EXERCISE: Return the material exactly, first line through the line containing "y_ticks = [1, 2, 3]", and nothing more. Pictures stay out.

GIVEN DATA:
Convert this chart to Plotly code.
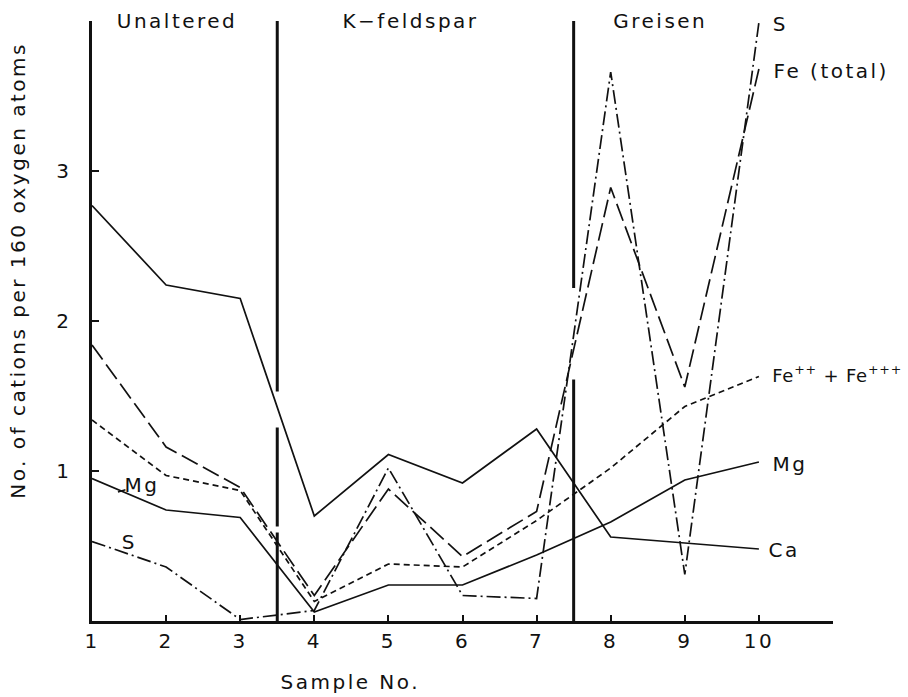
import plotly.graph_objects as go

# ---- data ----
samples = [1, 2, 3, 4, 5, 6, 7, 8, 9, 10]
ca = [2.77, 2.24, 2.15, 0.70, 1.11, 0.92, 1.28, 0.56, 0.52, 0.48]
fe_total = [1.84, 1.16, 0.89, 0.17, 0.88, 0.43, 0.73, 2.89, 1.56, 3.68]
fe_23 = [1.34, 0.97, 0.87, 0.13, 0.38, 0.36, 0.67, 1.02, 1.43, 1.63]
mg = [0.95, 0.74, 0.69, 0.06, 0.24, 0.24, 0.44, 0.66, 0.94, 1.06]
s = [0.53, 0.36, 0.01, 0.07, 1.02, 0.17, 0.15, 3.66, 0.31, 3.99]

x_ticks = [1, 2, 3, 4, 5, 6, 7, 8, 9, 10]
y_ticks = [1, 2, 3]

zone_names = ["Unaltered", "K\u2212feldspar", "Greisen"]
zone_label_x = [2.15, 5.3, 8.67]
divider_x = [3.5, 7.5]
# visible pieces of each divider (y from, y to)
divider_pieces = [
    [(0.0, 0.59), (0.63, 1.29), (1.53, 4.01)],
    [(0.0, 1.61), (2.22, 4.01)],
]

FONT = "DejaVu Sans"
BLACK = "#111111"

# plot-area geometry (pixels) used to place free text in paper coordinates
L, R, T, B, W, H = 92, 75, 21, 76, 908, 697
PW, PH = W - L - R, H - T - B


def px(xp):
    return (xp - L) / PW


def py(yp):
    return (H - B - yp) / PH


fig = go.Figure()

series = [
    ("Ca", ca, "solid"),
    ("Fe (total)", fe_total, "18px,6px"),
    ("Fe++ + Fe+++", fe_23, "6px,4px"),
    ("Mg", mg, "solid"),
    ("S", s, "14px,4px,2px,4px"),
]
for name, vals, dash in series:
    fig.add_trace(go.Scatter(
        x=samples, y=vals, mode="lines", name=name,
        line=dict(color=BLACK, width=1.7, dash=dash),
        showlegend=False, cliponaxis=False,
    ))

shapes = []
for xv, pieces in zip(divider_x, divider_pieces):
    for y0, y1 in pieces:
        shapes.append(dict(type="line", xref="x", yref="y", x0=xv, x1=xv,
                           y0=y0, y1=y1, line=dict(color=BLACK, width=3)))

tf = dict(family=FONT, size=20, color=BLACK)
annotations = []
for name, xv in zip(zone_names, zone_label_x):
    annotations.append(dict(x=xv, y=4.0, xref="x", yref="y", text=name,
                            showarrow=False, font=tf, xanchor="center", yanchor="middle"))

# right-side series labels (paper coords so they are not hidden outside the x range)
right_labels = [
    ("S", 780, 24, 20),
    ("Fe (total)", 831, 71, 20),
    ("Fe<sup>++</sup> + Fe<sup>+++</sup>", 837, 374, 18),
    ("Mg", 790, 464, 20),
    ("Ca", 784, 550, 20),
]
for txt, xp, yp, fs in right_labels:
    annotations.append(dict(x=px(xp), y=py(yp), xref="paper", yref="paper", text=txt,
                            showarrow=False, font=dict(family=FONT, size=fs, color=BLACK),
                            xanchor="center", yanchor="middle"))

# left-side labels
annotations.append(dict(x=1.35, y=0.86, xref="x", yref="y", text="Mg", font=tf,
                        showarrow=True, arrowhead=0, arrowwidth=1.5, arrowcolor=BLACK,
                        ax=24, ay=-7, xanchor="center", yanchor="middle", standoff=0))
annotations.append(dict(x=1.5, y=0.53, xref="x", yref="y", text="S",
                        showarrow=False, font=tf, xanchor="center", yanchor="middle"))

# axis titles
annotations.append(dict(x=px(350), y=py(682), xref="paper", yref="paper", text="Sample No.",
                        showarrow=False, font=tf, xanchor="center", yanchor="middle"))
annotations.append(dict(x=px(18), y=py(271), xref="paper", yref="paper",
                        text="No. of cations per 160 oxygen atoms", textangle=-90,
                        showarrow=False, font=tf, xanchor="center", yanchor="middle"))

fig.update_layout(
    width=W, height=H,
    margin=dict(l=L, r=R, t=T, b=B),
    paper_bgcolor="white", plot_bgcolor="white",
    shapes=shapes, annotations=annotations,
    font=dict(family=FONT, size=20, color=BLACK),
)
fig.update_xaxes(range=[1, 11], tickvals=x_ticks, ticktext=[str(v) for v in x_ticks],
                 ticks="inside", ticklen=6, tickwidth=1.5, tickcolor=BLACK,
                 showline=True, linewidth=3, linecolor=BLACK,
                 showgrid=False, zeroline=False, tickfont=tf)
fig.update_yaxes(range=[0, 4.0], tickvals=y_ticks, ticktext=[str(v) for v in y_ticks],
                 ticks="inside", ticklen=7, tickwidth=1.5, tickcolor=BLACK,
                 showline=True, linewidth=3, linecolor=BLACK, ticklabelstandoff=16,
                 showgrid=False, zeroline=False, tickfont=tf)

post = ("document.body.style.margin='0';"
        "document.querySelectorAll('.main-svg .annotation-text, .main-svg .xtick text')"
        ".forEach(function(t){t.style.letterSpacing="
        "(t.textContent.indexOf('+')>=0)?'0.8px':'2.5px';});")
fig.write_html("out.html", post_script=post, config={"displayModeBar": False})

FINAL ANSWER:
Convert this chart to Plotly code.
import plotly.graph_objects as go

# ---- data ----
samples = [1, 2, 3, 4, 5, 6, 7, 8, 9, 10]
ca = [2.77, 2.24, 2.15, 0.70, 1.11, 0.92, 1.28, 0.56, 0.52, 0.48]
fe_total = [1.84, 1.16, 0.89, 0.17, 0.88, 0.43, 0.73, 2.89, 1.56, 3.68]
fe_23 = [1.34, 0.97, 0.87, 0.13, 0.38, 0.36, 0.67, 1.02, 1.43, 1.63]
mg = [0.95, 0.74, 0.69, 0.06, 0.24, 0.24, 0.44, 0.66, 0.94, 1.06]
s = [0.53, 0.36, 0.01, 0.07, 1.02, 0.17, 0.15, 3.66, 0.31, 3.99]

x_ticks = [1, 2, 3, 4, 5, 6, 7, 8, 9, 10]
y_ticks = [1, 2, 3]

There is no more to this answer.